**DATA FOR PROCESSING**

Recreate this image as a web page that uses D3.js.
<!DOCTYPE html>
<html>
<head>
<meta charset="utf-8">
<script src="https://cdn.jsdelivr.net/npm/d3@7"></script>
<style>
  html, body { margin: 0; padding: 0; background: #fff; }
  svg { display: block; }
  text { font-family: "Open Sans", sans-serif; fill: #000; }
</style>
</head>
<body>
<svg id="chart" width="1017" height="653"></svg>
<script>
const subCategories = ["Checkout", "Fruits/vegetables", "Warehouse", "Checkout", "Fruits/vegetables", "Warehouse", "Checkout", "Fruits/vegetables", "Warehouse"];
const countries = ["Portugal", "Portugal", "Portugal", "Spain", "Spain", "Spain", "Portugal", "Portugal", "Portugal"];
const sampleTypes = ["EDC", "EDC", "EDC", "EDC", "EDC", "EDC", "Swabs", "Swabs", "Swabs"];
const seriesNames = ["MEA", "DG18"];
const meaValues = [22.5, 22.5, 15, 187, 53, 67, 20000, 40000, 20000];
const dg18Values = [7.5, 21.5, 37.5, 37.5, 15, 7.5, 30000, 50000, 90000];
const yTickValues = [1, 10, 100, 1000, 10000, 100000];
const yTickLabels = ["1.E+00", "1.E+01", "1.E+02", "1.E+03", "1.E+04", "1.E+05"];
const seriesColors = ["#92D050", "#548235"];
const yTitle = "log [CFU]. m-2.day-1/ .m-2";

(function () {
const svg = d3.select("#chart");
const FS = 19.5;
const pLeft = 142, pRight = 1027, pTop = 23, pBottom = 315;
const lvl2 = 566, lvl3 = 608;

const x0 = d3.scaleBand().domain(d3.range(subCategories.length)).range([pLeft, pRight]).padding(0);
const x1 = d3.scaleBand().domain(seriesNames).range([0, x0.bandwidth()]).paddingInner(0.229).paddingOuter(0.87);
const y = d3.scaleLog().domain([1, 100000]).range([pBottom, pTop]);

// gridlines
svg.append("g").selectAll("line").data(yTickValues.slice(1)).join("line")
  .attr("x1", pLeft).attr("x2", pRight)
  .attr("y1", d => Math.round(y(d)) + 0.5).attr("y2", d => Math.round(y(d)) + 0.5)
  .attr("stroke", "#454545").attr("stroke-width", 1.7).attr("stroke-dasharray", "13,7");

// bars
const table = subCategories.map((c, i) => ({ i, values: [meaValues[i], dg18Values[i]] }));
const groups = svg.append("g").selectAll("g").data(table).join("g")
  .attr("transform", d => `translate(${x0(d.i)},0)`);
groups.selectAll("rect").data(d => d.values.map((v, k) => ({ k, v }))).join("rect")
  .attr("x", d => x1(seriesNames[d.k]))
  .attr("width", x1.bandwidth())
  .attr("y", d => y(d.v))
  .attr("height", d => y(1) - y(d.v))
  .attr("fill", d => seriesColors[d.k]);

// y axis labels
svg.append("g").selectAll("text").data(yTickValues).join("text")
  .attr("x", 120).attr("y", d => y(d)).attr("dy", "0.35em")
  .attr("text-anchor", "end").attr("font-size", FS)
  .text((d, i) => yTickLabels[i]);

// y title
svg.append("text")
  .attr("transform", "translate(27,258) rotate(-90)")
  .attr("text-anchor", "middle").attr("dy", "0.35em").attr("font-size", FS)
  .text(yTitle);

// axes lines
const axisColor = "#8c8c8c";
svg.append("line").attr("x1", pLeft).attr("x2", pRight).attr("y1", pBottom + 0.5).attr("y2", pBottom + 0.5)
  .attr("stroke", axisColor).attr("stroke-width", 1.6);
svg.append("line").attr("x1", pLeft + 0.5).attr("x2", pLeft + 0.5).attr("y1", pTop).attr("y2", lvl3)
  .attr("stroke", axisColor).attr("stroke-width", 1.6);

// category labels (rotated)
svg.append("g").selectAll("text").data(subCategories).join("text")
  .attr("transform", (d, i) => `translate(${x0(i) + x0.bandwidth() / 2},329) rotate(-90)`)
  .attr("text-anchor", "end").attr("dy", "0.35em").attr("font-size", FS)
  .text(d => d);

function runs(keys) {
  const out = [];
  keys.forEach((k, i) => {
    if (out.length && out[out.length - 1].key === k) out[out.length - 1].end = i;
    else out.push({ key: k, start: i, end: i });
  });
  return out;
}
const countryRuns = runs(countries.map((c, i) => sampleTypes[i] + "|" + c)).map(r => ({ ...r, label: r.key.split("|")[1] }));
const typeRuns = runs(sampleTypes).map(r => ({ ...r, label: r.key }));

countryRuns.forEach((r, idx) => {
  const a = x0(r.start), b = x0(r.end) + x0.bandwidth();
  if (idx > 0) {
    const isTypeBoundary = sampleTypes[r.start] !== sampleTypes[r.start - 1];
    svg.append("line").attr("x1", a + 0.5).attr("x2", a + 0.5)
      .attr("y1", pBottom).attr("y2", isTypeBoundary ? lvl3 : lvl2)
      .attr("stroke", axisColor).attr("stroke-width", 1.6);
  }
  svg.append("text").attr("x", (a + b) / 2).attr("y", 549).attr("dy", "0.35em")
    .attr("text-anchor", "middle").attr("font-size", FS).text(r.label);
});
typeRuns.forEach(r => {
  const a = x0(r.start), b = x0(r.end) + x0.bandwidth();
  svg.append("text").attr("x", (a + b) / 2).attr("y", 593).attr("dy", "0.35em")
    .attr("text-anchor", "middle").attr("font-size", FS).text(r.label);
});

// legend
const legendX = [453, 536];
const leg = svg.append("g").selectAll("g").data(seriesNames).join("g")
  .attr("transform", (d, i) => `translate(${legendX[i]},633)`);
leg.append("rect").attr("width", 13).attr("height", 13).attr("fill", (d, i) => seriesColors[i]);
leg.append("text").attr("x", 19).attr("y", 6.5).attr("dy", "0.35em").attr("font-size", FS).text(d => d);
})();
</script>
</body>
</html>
...
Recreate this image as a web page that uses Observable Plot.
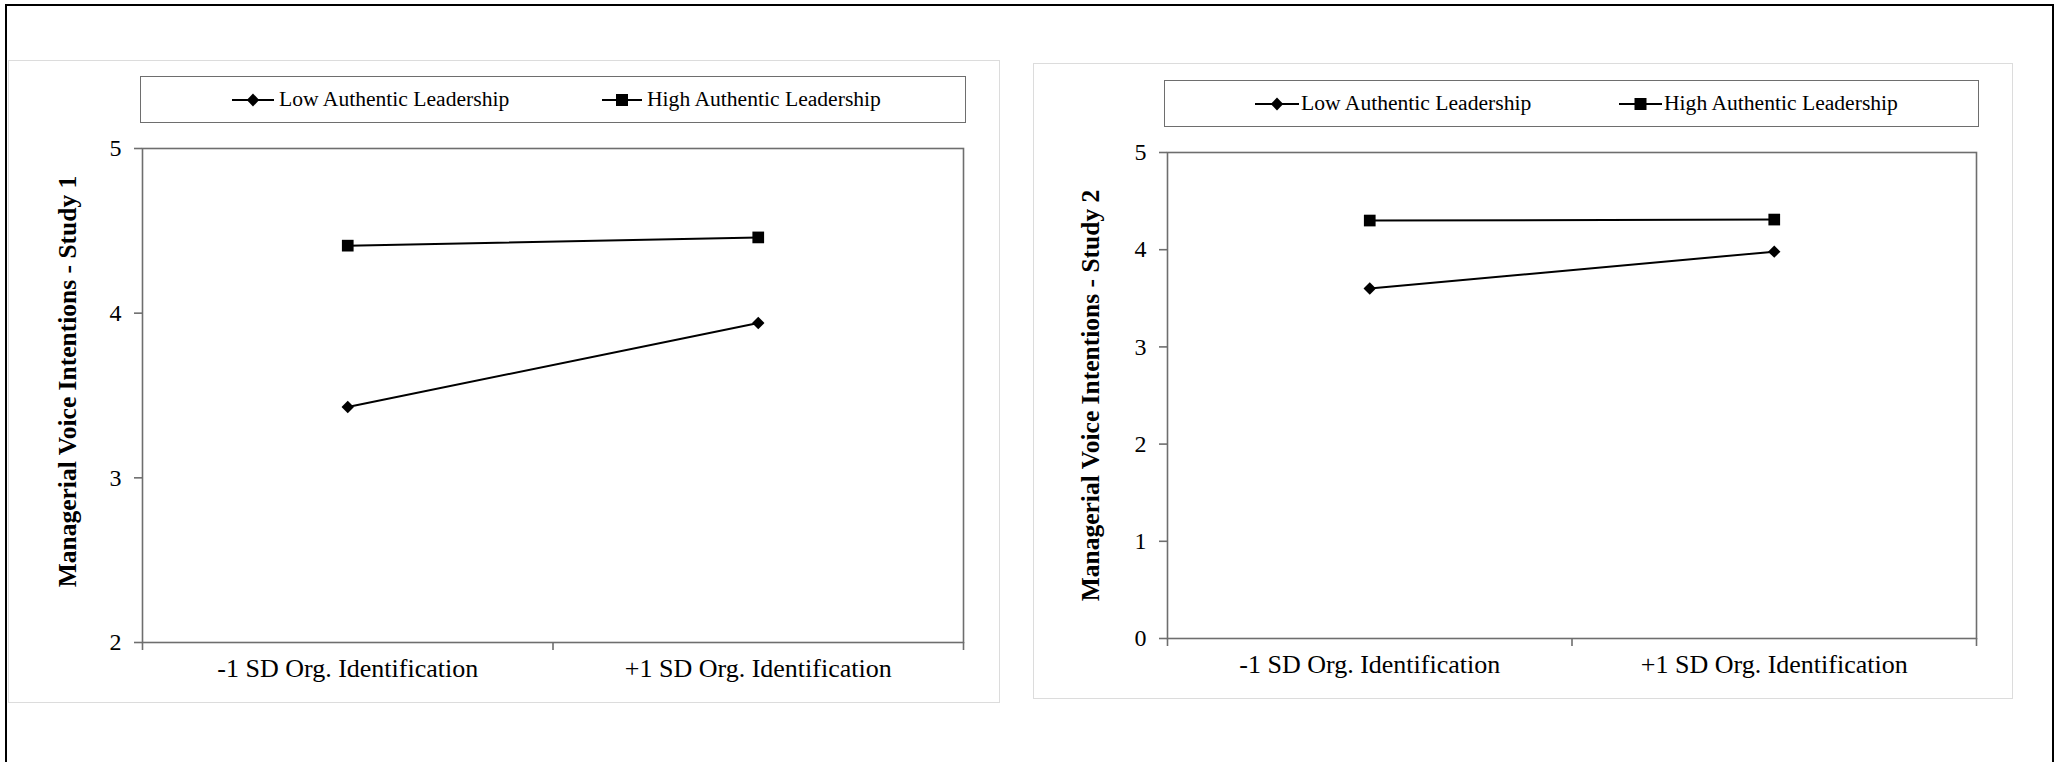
...
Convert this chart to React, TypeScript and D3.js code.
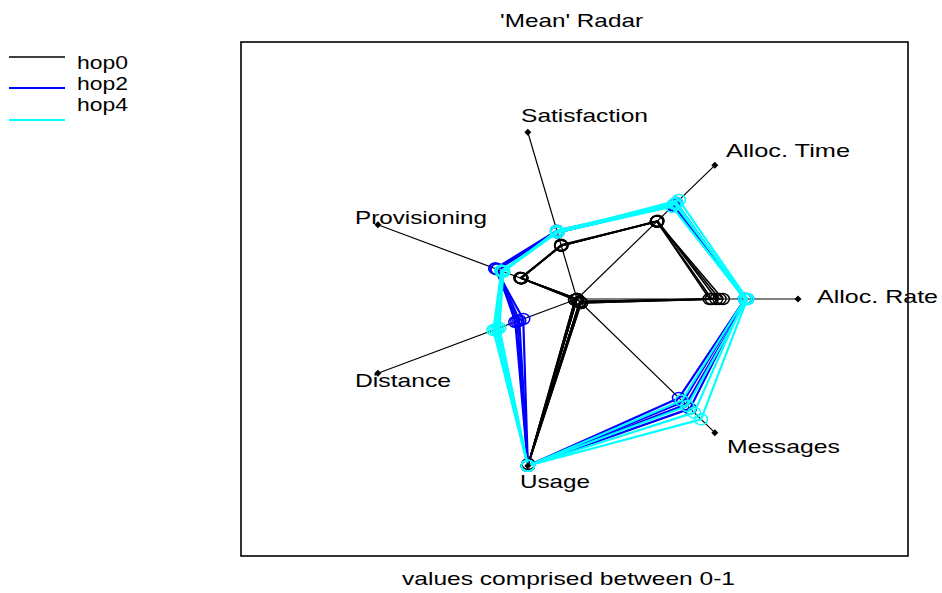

**SET EXERCISE**
Retype, exactly and in full, the lines above from the one containing "Recreate this image as a web page that uses D3.js." through the one containing "d3.scaleLog().domain([1, 100000]).range([pBottom, pTop]);".

**ANSWER TO THE TASK**
Recreate this image as a web page that uses D3.js.
<!DOCTYPE html>
<html>
<head>
<meta charset="utf-8">
<script src="https://cdn.jsdelivr.net/npm/d3@7"></script>
<style>
  html, body { margin: 0; padding: 0; background: #fff; }
  svg { display: block; }
  text { font-family: "Open Sans", sans-serif; fill: #000; }
</style>
</head>
<body>
<svg id="chart" width="1017" height="653"></svg>
<script>
const subCategories = ["Checkout", "Fruits/vegetables", "Warehouse", "Checkout", "Fruits/vegetables", "Warehouse", "Checkout", "Fruits/vegetables", "Warehouse"];
const countries = ["Portugal", "Portugal", "Portugal", "Spain", "Spain", "Spain", "Portugal", "Portugal", "Portugal"];
const sampleTypes = ["EDC", "EDC", "EDC", "EDC", "EDC", "EDC", "Swabs", "Swabs", "Swabs"];
const seriesNames = ["MEA", "DG18"];
const meaValues = [22.5, 22.5, 15, 187, 53, 67, 20000, 40000, 20000];
const dg18Values = [7.5, 21.5, 37.5, 37.5, 15, 7.5, 30000, 50000, 90000];
const yTickValues = [1, 10, 100, 1000, 10000, 100000];
const yTickLabels = ["1.E+00", "1.E+01", "1.E+02", "1.E+03", "1.E+04", "1.E+05"];
const seriesColors = ["#92D050", "#548235"];
const yTitle = "log [CFU]. m-2.day-1/ .m-2";

(function () {
const svg = d3.select("#chart");
const FS = 19.5;
const pLeft = 142, pRight = 1027, pTop = 23, pBottom = 315;
const lvl2 = 566, lvl3 = 608;

const x0 = d3.scaleBand().domain(d3.range(subCategories.length)).range([pLeft, pRight]).padding(0);
const x1 = d3.scaleBand().domain(seriesNames).range([0, x0.bandwidth()]).paddingInner(0.229).paddingOuter(0.87);
const y = d3.scaleLog().domain([1, 100000]).range([pBottom, pTop]);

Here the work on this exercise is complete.